A chefia, na sociedade primitiva , é apenas o lugar suposto, aparente do poder. Qual é seu lugar real? É o corpo social ele próprio, que o detém e o exerce num único sentido, ele anima um único projeto: manter na indivisão o ser da sociedade, impedir que a desigualdade entre os homens instale a divisão na sociedade. Segue-se que tal poder se exerce sobre tudo o que é suscetível de alienar a sociedade, de nela introduzir a desigualdade: ele se exerce, entre outras coisas, sobre a instituição de onde poderia surgir a captação do poder, a chefia. O chefe está sob vigilância na tribo: a sociedade cuida para não deixar o gosto do prestígio transformar-se em desejo de poder. Se o desejo de poder do chefe torna-se muito evidente, o procedimento empregado é simples: ele é abandonado ou mesmo morto. O espectro da divisão talvez assombre a sociedade primitiva, mas ela possui os meios de exorcizá-lo.
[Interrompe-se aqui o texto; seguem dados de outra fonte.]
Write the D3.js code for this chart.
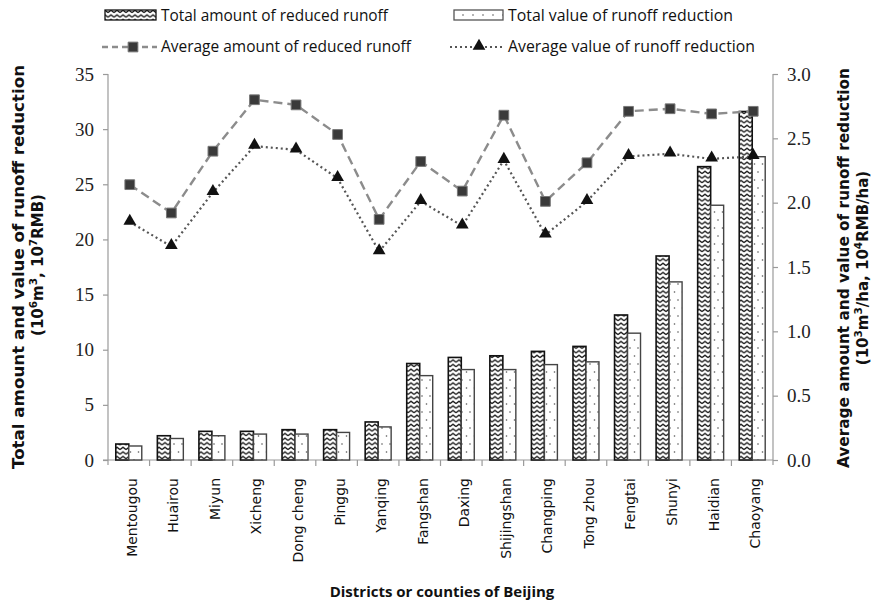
<!DOCTYPE html>
<html>
<head>
<meta charset="utf-8">
<script src="https://cdn.jsdelivr.net/npm/d3@7"></script>
<style>
  html, body { margin: 0; padding: 0; background: #fff; }
  svg { display: block; }
</style>
</head>
<body>
<svg id="chart" width="878" height="606"></svg>
<script>
// Districts of Beijing and the four runoff-reduction series
const districts = ["Mentougou", "Huairou", "Miyun", "Xicheng", "Dong cheng", "Pinggu", "Yanqing",
  "Fangshan", "Daxing", "Shijingshan", "Changping", "Tong zhou", "Fengtai", "Shunyi", "Haidian", "Chaoyang"];
// Total amount of reduced runoff (10^6 m3)
const totalAmount = [1.45, 2.2, 2.6, 2.6, 2.75, 2.75, 3.45, 8.75, 9.3, 9.45, 9.85, 10.3, 13.15, 18.5, 26.6, 31.6];
// Total value of runoff reduction (10^7 RMB)
const totalValue = [1.27, 1.95, 2.2, 2.35, 2.35, 2.5, 3.0, 7.65, 8.2, 8.2, 8.65, 8.9, 11.5, 16.15, 23.1, 27.5];
// Average amount of reduced runoff (10^3 m3/ha)
const avgAmount = [2.14, 1.92, 2.40, 2.80, 2.76, 2.53, 1.87, 2.32, 2.09, 2.68, 2.01, 2.31, 2.71, 2.73, 2.69, 2.71];
// Average value of runoff reduction (10^4 RMB/ha)
const avgValue = [1.85, 1.66, 2.08, 2.44, 2.41, 2.19, 1.62, 2.01, 1.82, 2.33, 1.75, 2.01, 2.36, 2.38, 2.34, 2.36];

const leftTicks = [0, 5, 10, 15, 20, 25, 30, 35];
const rightTicks = [0, 0.5, 1.0, 1.5, 2.0, 2.5, 3.0];

const svg = d3.select("#chart");
const plot = { left: 108, right: 773, top: 74, bottom: 460 };

const x = d3.scaleBand().domain(districts).range([plot.left, plot.right]);
const sub = d3.scaleBand().domain(["amount", "value"]).range([0, x.bandwidth()])
  .paddingInner(0).paddingOuter(0.6);
const yL = d3.scaleLinear().domain([0, 35]).range([plot.bottom, plot.top]);
const yR = d3.scaleLinear().domain([0, 3]).range([plot.bottom, plot.top]);

// fill patterns
const defs = svg.append("defs");
const zig = defs.append("pattern").attr("id", "zigzag").attr("patternUnits", "userSpaceOnUse")
  .attr("width", 6).attr("height", 4.6);
zig.append("rect").attr("width", 6).attr("height", 4.6).attr("fill", "#fff");
zig.append("path").attr("d", "M0,3.4 L3,1 L6,3.4").attr("fill", "none")
  .attr("stroke", "#1a1a1a").attr("stroke-width", 1.3);
const dots = defs.append("pattern").attr("id", "dots").attr("patternUnits", "userSpaceOnUse")
  .attr("width", 8).attr("height", 16);
dots.append("rect").attr("width", 8).attr("height", 16).attr("fill", "#fff");
dots.append("circle").attr("cx", 2.5).attr("cy", 4).attr("r", 0.8).attr("fill", "#555");
dots.append("circle").attr("cx", 6).attr("cy", 12).attr("r", 0.8).attr("fill", "#555");
const dotsRow = defs.append("pattern").attr("id", "dotsRow").attr("patternUnits", "userSpaceOnUse")
  .attr("width", 10).attr("height", 10).attr("x", 458).attr("y", 10);
dotsRow.append("rect").attr("width", 10).attr("height", 10).attr("fill", "#fff");
dotsRow.append("circle").attr("cx", 5).attr("cy", 5).attr("r", 0.8).attr("fill", "#555");

const axisColor = "#9a9a9a";
const serif = "'Liberation Serif', 'Times New Roman', serif";
const sans = "'DejaVu Sans', Verdana, sans-serif";
const legendFont = "'Open Sans', sans-serif";

// left axis
const gL = svg.append("g").attr("transform", `translate(${plot.left},0)`)
  .call(d3.axisLeft(yL).tickValues(leftTicks).tickSize(5).tickPadding(9));
gL.selectAll("path, line").attr("stroke", axisColor).attr("stroke-width", 1.2);
gL.select(".domain").attr("d", `M0,${plot.top}V${plot.bottom + 5}`);
gL.selectAll("text").attr("font-family", serif).attr("font-size", 19).attr("fill", "#222");

// right axis
const gR = svg.append("g").attr("transform", `translate(${plot.right},0)`)
  .call(d3.axisRight(yR).tickValues(rightTicks).tickFormat(d3.format(".1f")).tickSize(5).tickPadding(9));
gR.selectAll("path, line").attr("stroke", axisColor).attr("stroke-width", 1.2);
gR.select(".domain").attr("d", `M0,${plot.top}V${plot.bottom + 5}`);
gR.selectAll("text").attr("font-family", serif).attr("font-size", 19).attr("fill", "#222");

// bottom axis: ticks at the band boundaries
const bottom = svg.append("g");
bottom.append("line").attr("x1", plot.left - 5).attr("x2", plot.right)
  .attr("y1", plot.bottom).attr("y2", plot.bottom).attr("stroke", axisColor).attr("stroke-width", 1.2);
bottom.selectAll("line.tick").data(districts.slice(1)).join("line").attr("class", "tick")
  .attr("x1", d => x(d)).attr("x2", d => x(d))
  .attr("y1", plot.bottom).attr("y2", plot.bottom + 6)
  .attr("stroke", axisColor).attr("stroke-width", 1.2);
bottom.selectAll("text").data(districts).join("text")
  .attr("transform", d => `translate(${x(d) + x.bandwidth() / 2 + 3},${plot.bottom + 18}) rotate(-90)`)
  .attr("dy", "0.35em").attr("text-anchor", "end")
  .attr("font-family", sans).attr("font-size", 14).attr("fill", "#111")
  .text(d => d);

// bars
const bars = svg.append("g");
bars.selectAll("rect.amount").data(districts).join("rect").attr("class", "amount")
  .attr("x", d => x(d) + sub("amount"))
  .attr("y", (d, i) => yL(totalAmount[i]))
  .attr("width", sub.bandwidth())
  .attr("height", (d, i) => yL(0) - yL(totalAmount[i]))
  .attr("fill", "url(#zigzag)").attr("stroke", "#111").attr("stroke-width", 1.6);
bars.selectAll("rect.value").data(districts).join("rect").attr("class", "value")
  .attr("x", d => x(d) + sub("value"))
  .attr("y", (d, i) => yL(totalValue[i]))
  .attr("width", sub.bandwidth())
  .attr("height", (d, i) => yL(0) - yL(totalValue[i]))
  .attr("fill", "url(#dots)").attr("stroke", "#444").attr("stroke-width", 1.4);

// average lines on the right axis
const cx = d => x(d) + x.bandwidth() / 2 + 1;
const lineA = d3.line().x((d, i) => cx(districts[i])).y(d => yR(d));
svg.append("path").datum(avgAmount).attr("d", lineA)
  .attr("fill", "none").attr("stroke", "#8c8c8c").attr("stroke-width", 2.4)
  .attr("stroke-dasharray", "9,5");
svg.append("path").datum(avgValue).attr("d", lineA)
  .attr("fill", "none").attr("stroke", "#555").attr("stroke-width", 2.2)
  .attr("stroke-dasharray", "2,3");

const sq = d3.symbol().type(d3.symbolSquare).size(95);
const tri = d3.symbol().type(d3.symbolTriangle).size(70);
svg.append("g").selectAll("path").data(avgAmount).join("path")
  .attr("transform", (d, i) => `translate(${cx(districts[i])},${yR(d)})`)
  .attr("d", sq).attr("fill", "#3a3a3a").attr("stroke", "#777").attr("stroke-width", 1);
svg.append("g").selectAll("path").data(avgValue).join("path")
  .attr("transform", (d, i) => `translate(${cx(districts[i])},${yR(d) - 1})`)
  .attr("d", tri).attr("fill", "#111");

// axis titles
function title(sel, parts) {
  parts.forEach(p => {
    const t = sel.append("tspan").text(p.t);
    if (p.sup) t.attr("baseline-shift", "super").attr("font-size", "70%");
  });
}
svg.append("text").attr("transform", "translate(24,267) rotate(-90)")
  .attr("text-anchor", "middle").attr("font-family", sans).attr("font-weight", "bold")
  .attr("font-size", 15).attr("fill", "#111")
  .attr("textLength", 404).attr("lengthAdjust", "spacingAndGlyphs")
  .text("Total amount and value of runoff reduction");
const lt2 = svg.append("text").attr("transform", "translate(43,265) rotate(-90)")
  .attr("text-anchor", "middle").attr("font-family", sans).attr("font-weight", "bold")
  .attr("font-size", 15).attr("fill", "#111");
title(lt2, [{ t: "(10" }, { t: "6", sup: 1 }, { t: "m" }, { t: "3", sup: 1 }, { t: ", 10" }, { t: "7", sup: 1 }, { t: "RMB)" }]);

svg.append("text").attr("transform", "translate(849,268) rotate(-90)")
  .attr("text-anchor", "middle").attr("font-family", sans).attr("font-weight", "bold")
  .attr("font-size", 15).attr("fill", "#111")
  .attr("textLength", 400).attr("lengthAdjust", "spacingAndGlyphs")
  .text("Average amount and value of runoff reduction");
const rt2 = svg.append("text").attr("transform", "translate(868,268) rotate(-90)")
  .attr("text-anchor", "middle").attr("font-family", sans).attr("font-weight", "bold")
  .attr("font-size", 15).attr("fill", "#111");
title(rt2, [{ t: "(10" }, { t: "3", sup: 1 }, { t: "m" }, { t: "3", sup: 1 }, { t: "/ha, 10" }, { t: "4", sup: 1 }, { t: "RMB/ha)" }]);

svg.append("text").attr("x", 442).attr("y", 597).attr("text-anchor", "middle")
  .attr("font-family", legendFont).attr("font-weight", "bold")
  .attr("font-size", 15).attr("fill", "#111")
  .text("Districts or counties of Beijing");

// legend: two rows, two columns
const legend = svg.append("g").attr("font-family", legendFont).attr("font-size", 17).attr("fill", "#111");
function legendText(xp, yp, str, len) {
  legend.append("text").attr("x", xp).attr("y", yp)
    .attr("textLength", len).attr("lengthAdjust", "spacingAndGlyphs").text(str);
}
legend.append("rect").attr("x", 105).attr("y", 10).attr("width", 51).attr("height", 10)
  .attr("fill", "url(#zigzag)").attr("stroke", "#111").attr("stroke-width", 1.3);
legendText(161, 21, "Total amount of reduced runoff", 227);
legend.append("rect").attr("x", 454).attr("y", 10).attr("width", 49).attr("height", 10)
  .attr("fill", "url(#dotsRow)").attr("stroke", "#555").attr("stroke-width", 1.3);
legendText(508, 21, "Total value of runoff reduction", 225);

legend.append("line").attr("x1", 102).attr("x2", 157).attr("y1", 47).attr("y2", 47)
  .attr("stroke", "#8c8c8c").attr("stroke-width", 2.4).attr("stroke-dasharray", "6,4");
legend.append("path").attr("transform", "translate(133,47)").attr("d", sq)
  .attr("fill", "#3a3a3a").attr("stroke", "#777");
legendText(161, 52, "Average amount of reduced runoff", 250);
legend.append("line").attr("x1", 450).attr("x2", 503).attr("y1", 47).attr("y2", 47)
  .attr("stroke", "#555").attr("stroke-width", 2).attr("stroke-dasharray", "2,3");
legend.append("path").attr("transform", "translate(479,46)").attr("d", tri).attr("fill", "#111");
legendText(508, 52, "Average value of runoff reduction", 247);
</script>
</body>
</html>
O exemplo das sociedades primitivas nos ensina que a divisão não é inerente ao ser do social, que, noutras palavras, o Estado não é eterno, que ele tem, aqui e ali, uma data de nascimento. Por que emergiu o Estado? A questão de sua origem deve ser assim precisada: em que condições uma sociedade deixa de ser primitiva? Por que as codificações que rechaçam o Estado falham, nesse ou naquele momento da história? Não resta duvida que somente a interrogação atenta do funcionamento das sociedades primitivas permitirá esclarecer o problema das origens. E talvez a luz assim lançada sobre o momento do nascimento do Estado esclarecerá igualmente as condições de possibilidade (realizáveis ou não) de sua morte.

Pierre Clastres.

Publicado na revista Interrogations, n.7, 1976.